Summing up things said above, it doesn't look for me that severe any
more. In fact, it's hard to exploit, as it makes sense only in a rare
case of non-root process running with CAP_NET_RAW and CAP_NET_ADMIN, and
the impact is not disastrous - according to my tests, even if all cores
are spinning 100% in NAPI, the system is still responsive, although the
packet rate suffers.

Even though the attack surface and possible impact is minimal, I suggest
not ignoring the issue. At least, the users of CAP_NET_RAW should be
aware that a non-privileged application has a way of degrading the
performance of the whole system.

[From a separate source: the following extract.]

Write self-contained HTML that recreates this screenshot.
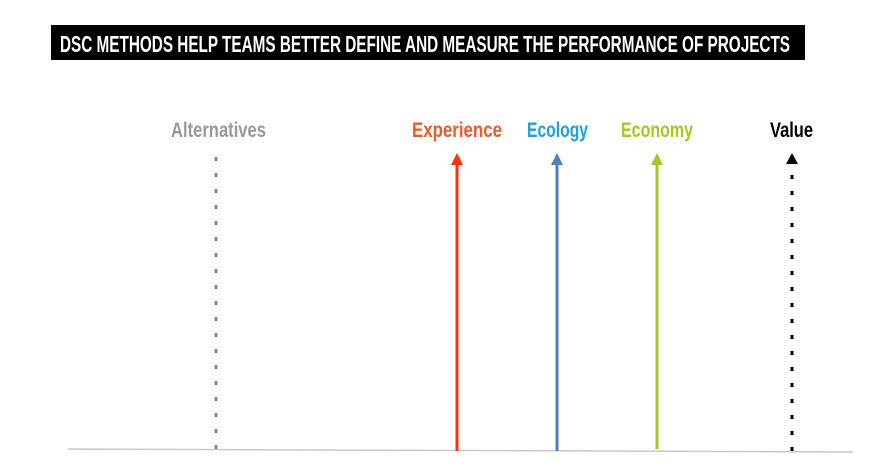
<!DOCTYPE html>
<html><head><style>
body{margin:0;background:#fff;width:886px;height:473px;overflow:hidden;}
svg text{font-family:"Liberation Sans",sans-serif;font-weight:bold;}
</style></head><body>
<svg width="886" height="473" style="position:absolute;left:0;top:0">
<rect x="51" y="25" width="754" height="35" fill="#000"/>
<text x="60" y="52" font-size="23" fill="#fff" textLength="730" lengthAdjust="spacingAndGlyphs">DSC METHODS HELP TEAMS BETTER DEFINE AND MEASURE THE PERFORMANCE OF PROJECTS</text>
<text x="171" y="137" font-size="21" fill="#999" textLength="95" lengthAdjust="spacingAndGlyphs">Alternatives</text>
<text x="412" y="137" font-size="21" fill="#f05a28" textLength="90" lengthAdjust="spacingAndGlyphs">Experience</text>
<text x="527" y="137" font-size="21" fill="#1aa3d6" textLength="61" lengthAdjust="spacingAndGlyphs">Ecology</text>
<text x="621" y="137" font-size="21" fill="#a6c81e" textLength="72" lengthAdjust="spacingAndGlyphs">Economy</text>
<text x="770" y="137" font-size="21" fill="#000" textLength="43" lengthAdjust="spacingAndGlyphs">Value</text>
<line x1="68" y1="449" x2="853" y2="452" stroke="#c8c8c8" stroke-width="1.5"/>
<line x1="216" y1="157" x2="216" y2="449" stroke="#888" stroke-width="3" stroke-dasharray="4 12"/>
<line x1="457" y1="163" x2="457" y2="451" stroke="#ff3300" stroke-width="3"/>
<polygon points="451,165 463,165 457,153" fill="#ff3300"/>
<line x1="557" y1="163" x2="557" y2="451" stroke="#4f81bd" stroke-width="3"/>
<polygon points="551,165 563,165 557,153" fill="#4f81bd"/>
<line x1="657" y1="163" x2="657" y2="449" stroke="#a6c81e" stroke-width="3"/>
<polygon points="651,165 663,165 657,153" fill="#a6c81e"/>
<polygon points="786,164 798,164 792,153" fill="#000"/>
<line x1="792" y1="175" x2="792" y2="452" stroke="#000" stroke-width="3" stroke-dasharray="4 12"/>
</svg>
</body></html>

Unfortunately, I don't see any
documentation on capabilities in the kernel sources - it could be a good
place to put this notice if this documentation existed. Anyway, I still
think that having AF_XDP disabled by default is better than surprising
the user when they suddenly find out that their sandboxed unprivileged
CAP_NET_RAW application ate all CPU and network throughput.

Thanks,
Max.

> I'm still keeping my fingers crossed for a Mellanox AF_XDP ZC
> implementation for a "throughput-mode (the current)" and
> "busy-poll()-mode" (upcoming). And again, addressing the "napi wastes
> resources" detail in the i40e driver can be fixed. Maybe you guys take
> another path! ;-)
> 
> Thanks for looking into this!
> 
> Cheers,
> Björn